Let $(X_t)_{t\in\mathbb{R}}$ be a (double-sided) Levy Process, i.e. $X_0 = 0$ almost surely, the functions $t\mapsto X_t\omega$, $\omega\in\Omega$, are right-continuous with left limits and the increments $X_{t_1+c}-X_{t_0+c},\dots,X_{t_n+c}-X_{t_{n-1}+c}$ are independent and their distribution is independent of $c$, where $n\in\mathbb{N}$, $t_0,\dots,t_n\in\mathbb{R}$ with $t_0<\cdots<t_n$ and $c\in\mathbb{R}$. Let $\tau$ be a $\mathcal{F}$-stopping time with $\tau\in\mathbb{R}$ almost surely, where $\mathcal{F}_t = \sigma(X_{s})_{s\leq t}$ is the natural Filtration of $X$.

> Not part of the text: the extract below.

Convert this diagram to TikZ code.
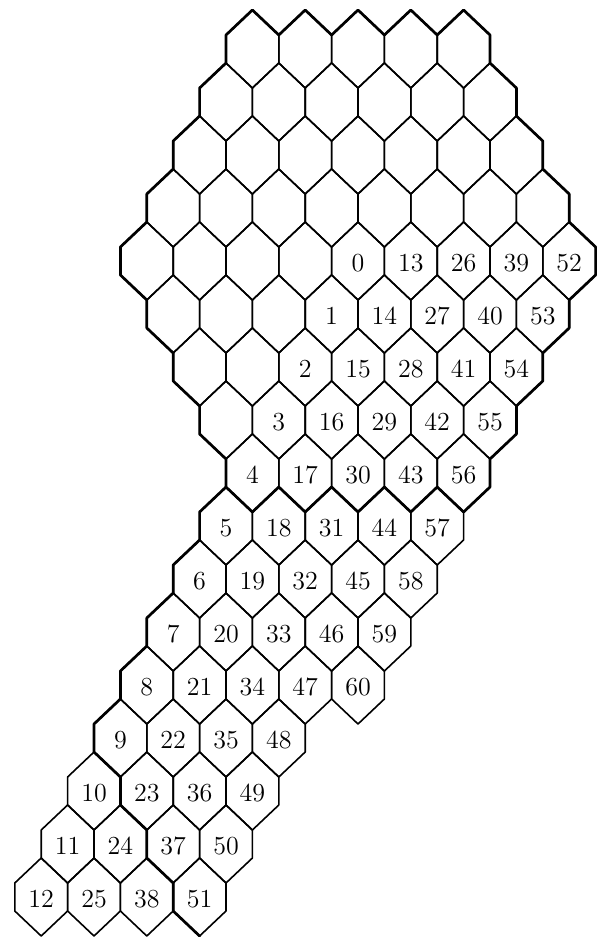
\documentclass[tikz,border=0pt]{standalone}
\usepackage{tikz}

\begin{document}
\begin{tikzpicture}[x=0.5pt, y=-0.5pt,
  cell/.style={draw=black, line width=0.8pt, line join=round},
  rim/.style={draw=black, line width=1.35pt, line join=round, line cap=round},
  num/.style={font=\fontsize{13}{15}\selectfont, inner sep=0pt}]
\useasboundingbox (0,0) rectangle (600,938);
\foreach \row/\cmin/\cmax in {-4/-4/0, -3/-4/1, -2/-4/2, -1/-4/3, 0/-4/4, 1/-3/4, 2/-2/4, 3/-1/4, 4/0/4, 5/0/4, 6/0/4, 7/0/4, 8/0/4, 9/0/3, 10/0/3, 11/0/3, 12/0/3}
  \foreach \col in {\cmin,...,\cmax} {
    \pgfmathtruncatemacro{\ii}{\col+4} \pgfmathtruncatemacro{\jj}{\row+4}
    \coordinate (h\ii-\jj) at ({358+52.8*(\col)-26.4*(\row)}, {261+53*(\row)});
    \draw[cell] (h\ii-\jj) ++(0,-39) -- ++(26.4,25) -- ++(0,28) -- ++(-26.4,25) -- ++(-26.4,-25) -- ++(0,-28) -- cycle;
  }
\foreach \col/\rmax in {0/12, 1/12, 2/12, 3/12, 4/8}
  \foreach \row in {0,...,\rmax} {
    \pgfmathtruncatemacro{\num}{13*\col+\row}
    \pgfmathtruncatemacro{\ii}{\col+4} \pgfmathtruncatemacro{\jj}{\row+4}
    \node[num] (n\num) at ([yshift=-1pt]h\ii-\jj) {\num};
  }
\draw[rim] ([shift={(-26.4,-14)}]h0-0)
  \foreach \k in {1,...,5} { -- ++(26.4,-25) -- ++(26.4,25) }
  \foreach \k in {1,...,4} { -- ++(0,28) -- ++(26.4,25) } -- ++(0,28)
  \foreach \k in {1,...,4} { -- ++(-26.4,25) -- ++(0,28) } -- ++(-26.4,25)
  \foreach \k in {1,...,4} { -- ++(-26.4,-25) -- ++(-26.4,25) } -- ++(-26.4,-25)
  \foreach \k in {1,...,4} { -- ++(0,-28) -- ++(-26.4,-25) } -- ++(0,-28)
  \foreach \k in {1,...,3} { -- ++(26.4,-25) -- ++(0,-28) } -- ++(26.4,-25) -- cycle;
\draw[rim] ([shift={(0,-39)}]h4-9)
  \foreach \k in {1,...,5} { -- ++(-26.4,25) -- ++(0,28) }
  \foreach \k in {1,...,3} { -- ++(26.4,25) -- ++(0,28) } -- ++(26.4,25);
\end{tikzpicture}
\end{document}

Is the following statement TRUE or FALSE?:
For every $t\in\mathbb{R}$, $c>0$ and $B\in\mathcal{B}$, the Borel-$\sigma$-Algebra over $\mathbb{R}$, there is a measurable set $\Omega'$ with $\mathbb{P}\Omega'=1$, such that \begin{equation} \mathbb{P}\left[ X_{\tau+c}\in B \; \vert \; X_\tau \right]\omega = \mathbb{P}\left[ X_{t+c}\in B \; \vert \; X_t \right]\omega \end{equation} for every $\omega\in\{ \tau = t \}\cap \Omega'$.